FIRE CRACKER

PUBLISHED : Sunday, 14 November, 1993, 12:00am
UPDATED : Sunday, 14 November, 1993, 12:00am

REFRESHED by the success of Unforgiven at this year's Oscars, Clint Eastwood gives one of his best performances in, In the Line of Fire, as secret service agent Frank Horrigan.


Unusually, Eastwood didn't choose to direct himself in this one - as he has done with nearly all his recent work - but pressured the studio into giving the job to German director, Wolfgang Petersen, whose submarine saga, Das Boot (1981), Eastwood has long admired.


Consciously or unconsciously, this has resulted in Eastwood, at 63, giving a stunning performance in a role well written for him by Jeff Maguire.


Horrigan is a patriot. In 1963 he was on duty guarding John F. Kennedy on that fateful day in Dallas.


He believes that he was close enough to the president to have altered the course of history - if only he'd reacted, he ''could have taken that shot''.


Instead, his remorse has haunted his own life for the past 30 years. Now he is back guarding a younger president, one whom he doesn't even respect, but for whom he is prepared to take the bullet - possibly to expiate that day in November 1963 he cannot rewrite.


The probability of this happening is higher than usual. Horrigan is telephoned at home by a crazy man (John Malkovich) calling himself ''Booth'', who announces his intention to assassinate the president.


A disillusioned former CIA man, he makes a succession of calls to Horrigan and tries to brainwash him into the notion that he is protecting a cause that is no longer worth upholding.


It may not be a wholly original scenario, but it is a wholly absorbing one. The two men, in many ways, are reverse sides of the same coin.


What makes Eastwood so powerful in the part is the way he imbues the action of the present with the presence of his past. He is a man who has lived and won and lived and lost but, above all, lived to tell the tale.


He has a nobility which puts him above hierarchy, and a sense of commitment that brings its own moral code. It is as if all his experience as a cop and a cowboy is rolled up in this character.


In Malkovich's opinion, Eastwood ''enjoyed the picture, largely because he didn't have the responsibility of directing''.

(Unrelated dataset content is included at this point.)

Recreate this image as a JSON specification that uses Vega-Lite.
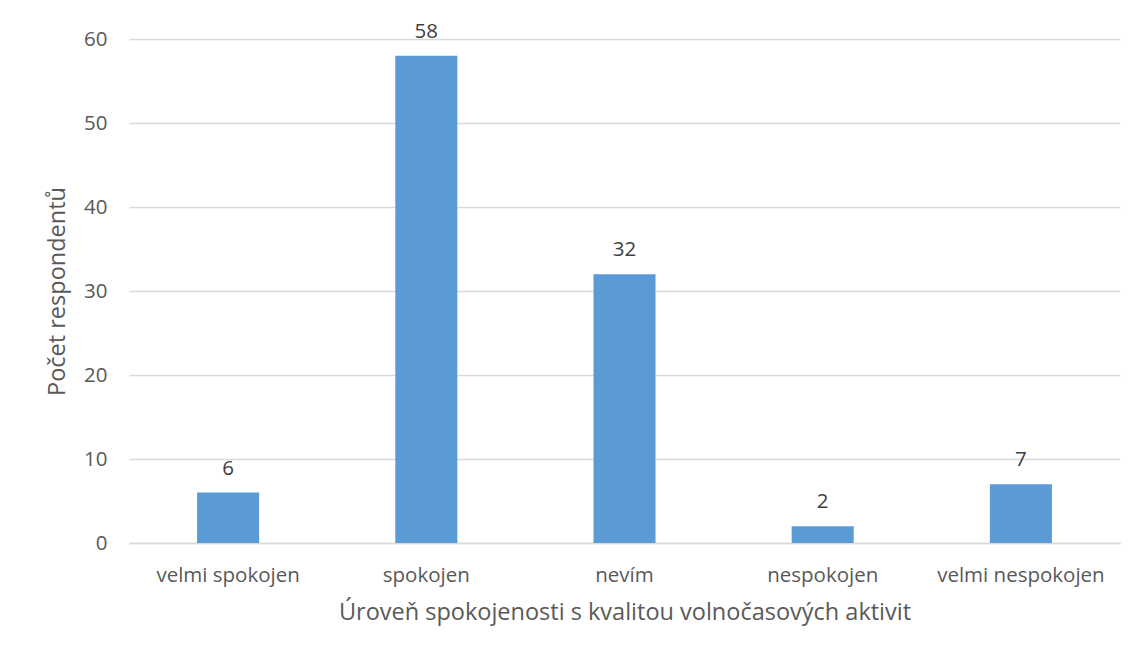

''I think he gets better at acting - more comfortable, more relaxed, more at peace with himself,'' Malkovich said.


And, as a follow up to In the Line of Fire, Eastwood has just finished directing Kevin Costner and Laura Dern in A Perfect World (in which Eastwood plays a Texas ranger tracking down Costner, who plays an escaped convict).


A Perfect World is in the cutting rooms, but if In the Line of Fire is anything to go by it should be another winner.